Where the data below has the string "this", return the whole line.

[Excerpt from a dataset]
--- --- ---
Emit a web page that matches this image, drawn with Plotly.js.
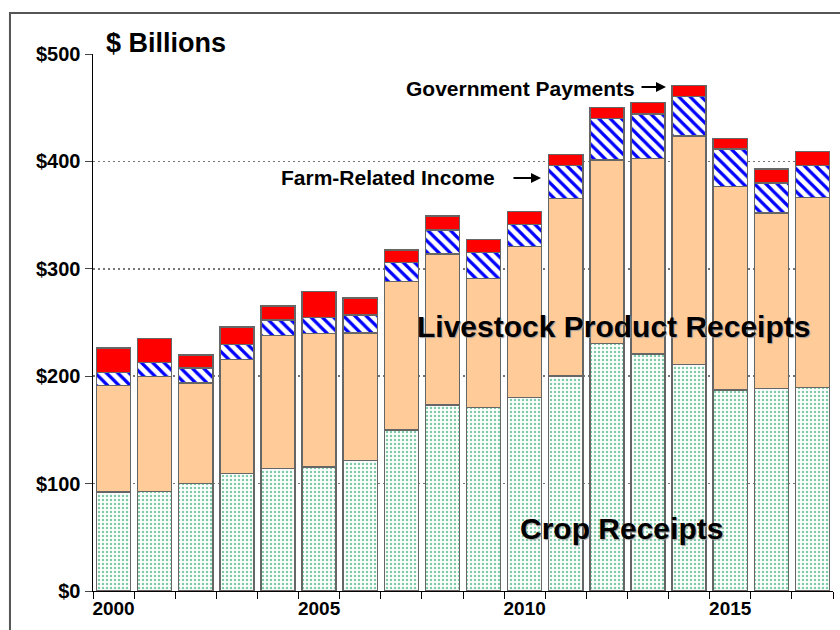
<!DOCTYPE html>
<html>
<head>
<meta charset="utf-8">
<script src="https://cdn.plot.ly/plotly-3.0.1.min.js"></script>
<style>html,body{margin:0;padding:0;background:#fff;}#chart{width:840px;height:630px;}</style>
</head>
<body>
<div id="chart"></div>
<script>
const years = [2000,2001,2002,2003,2004,2005,2006,2007,2008,2009,2010,2011,2012,2013,2014,2015,2016,2017];
const cropReceipts = [92,92.5,100,109.5,114,115.5,121.5,150,173,171,180,200,230.5,220.5,211,187,188.5,189.5];
const livestockReceipts = [99.3,107.1,93.5,106.1,123.8,124.2,118.6,138.1,140.6,120.1,140.9,165.4,170.7,182.4,212.8,189.5,163.5,177];
const farmRelatedIncome = [12.1,13,14.2,14,14.6,14.9,17.1,18,22.3,24,20.5,30.7,38.8,41.3,36.6,34.9,28,29.7];
const governmentPayments = [22.7,22.7,12.1,16.4,13.1,24.5,15.5,11.5,13.4,12.3,12.1,10.3,10.3,10.6,10.3,10,12.7,13.1];
const yTicks = [0,100,200,300,400,500];
const xTickYears = [2000,2005,2010,2015];

const outline = {color:'#666', width:1.5};
const traces = [
  {type:'bar', name:'Crop Receipts', x:years, y:cropReceipts,
   marker:{color:'#ffffff', line:outline, pattern:{shape:'.', fgcolor:'#7fcca8', bgcolor:'#ffffff', size:4, solidity:0.3}}},
  {type:'bar', name:'Livestock Product Receipts', x:years, y:livestockReceipts,
   marker:{color:'#FFCC99', line:outline}},
  {type:'bar', name:'Farm-Related Income', x:years, y:farmRelatedIncome,
   marker:{color:'#ffffff', line:outline, pattern:{shape:'\\', fgcolor:'#0000ff', bgcolor:'#ffffff', size:8, solidity:0.4}}},
  {type:'bar', name:'Government Payments', x:years, y:governmentPayments,
   marker:{color:'#FF0000', line:outline}}
];

const F = 'Liberation Sans, Arial, sans-serif';
const px2x = p => 1999.5 + (p - 93) / (740/18);
const py2y = p => (591 - p) / (537/500);
const shadow = '1px 1px 1px #999';

const layout = {
  width:840, height:630,
  margin:{l:93, r:7, t:54, b:39},
  paper_bgcolor:'#ffffff', plot_bgcolor:'#ffffff',
  barmode:'stack', bargap:0.17,
  showlegend:false,
  hovermode:false,
  font:{family:F, color:'#000'},
  xaxis:{
    range:[1999.5, 2017.5], tickvals:xTickYears, ticktext:xTickYears.map(v=>'<b>'+v+'</b>'),
    ticks:'', tickfont:{size:19, family:F}, showgrid:false, zeroline:false,
    showline:true, linecolor:'#000', linewidth:1,
    minor:{tick0:1999.5, dtick:1, ticks:'outside', ticklen:7, tickcolor:'#000', tickwidth:1, showgrid:false}
  },
  yaxis:{
    range:[0,500], tickvals:yTicks, ticktext:yTicks.map(v=>'<b>$'+v+'</b>'),
    ticks:'outside', ticklen:7, tickcolor:'#444', tickfont:{size:20, family:F},
    showgrid:true, griddash:'2px,3px', gridcolor:'#777', gridwidth:1.5, zeroline:false,
    showline:true, linecolor:'#000', linewidth:1.5
  },
  shapes:[
    {type:'path', xref:'paper', yref:'paper', layer:'above',
     path:'M -0.1122 -0.08 L -0.1122 1.0764 L 1.02 1.0764',
     line:{color:'#555', width:2}}
  ],
  annotations:[
    {xref:'paper', yref:'paper', x:(166-93)/740, y:(591-43)/537, xanchor:'center', yanchor:'middle', showarrow:false,
     text:'<b>$ Billions</b>', font:{size:27, family:F}},
    {x:px2x(520), y:py2y(88), xanchor:'center', yanchor:'middle', showarrow:false,
     text:'<b>Government Payments</b>', font:{size:21, family:F}},
    {x:px2x(666), y:py2y(87), ax:-26, ay:0, axref:'pixel', ayref:'pixel', text:'', showarrow:true,
     arrowhead:2, arrowsize:1, arrowwidth:2, arrowcolor:'#000'},
    {x:px2x(388), y:py2y(177), xanchor:'center', yanchor:'middle', showarrow:false,
     text:'<b>Farm-Related Income</b>', font:{size:21, family:F}},
    {x:px2x(541), y:py2y(178), ax:-29, ay:0, axref:'pixel', ayref:'pixel', text:'', showarrow:true,
     arrowhead:2, arrowsize:1, arrowwidth:2, arrowcolor:'#000'},
    {x:px2x(613), y:py2y(326), xanchor:'center', yanchor:'middle', showarrow:false,
     text:'<b>Livestock Product Receipts</b>', font:{size:30, family:F, shadow:shadow}},
    {x:px2x(621), y:py2y(528), xanchor:'center', yanchor:'middle', showarrow:false,
     text:'<b>Crop Receipts</b>', font:{size:30, family:F, shadow:shadow}}
  ]
};

Plotly.newPlot('chart', traces, layout, {staticPlot:true, displayModeBar:false});
</script>
</body>
</html>
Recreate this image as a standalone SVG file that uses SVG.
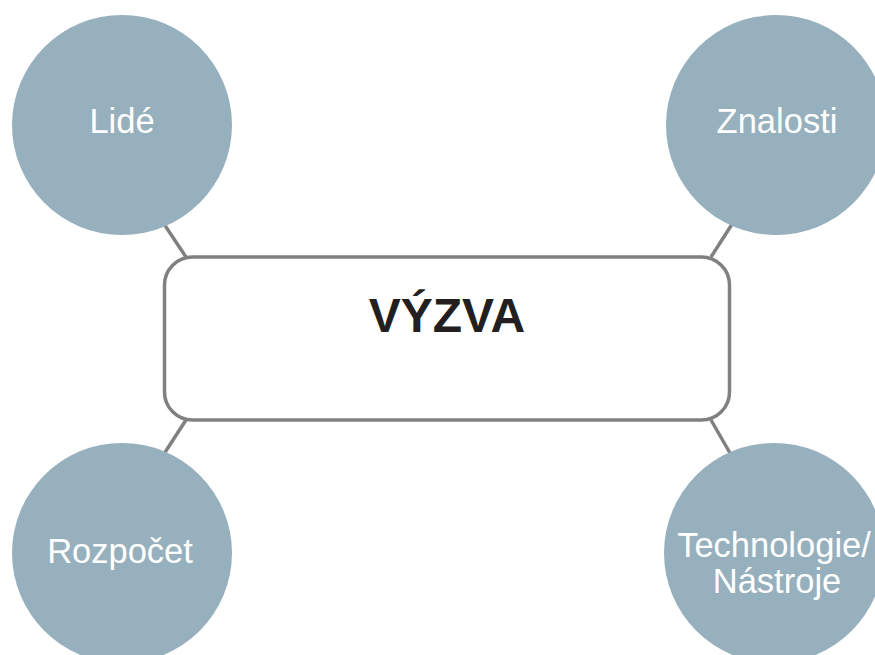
--- --- ---
- COMPLETE RESPONSE -
Emit a web page that matches this image, drawn with Plotly.js.
Recreate this image as a standalone SVG file that uses SVG.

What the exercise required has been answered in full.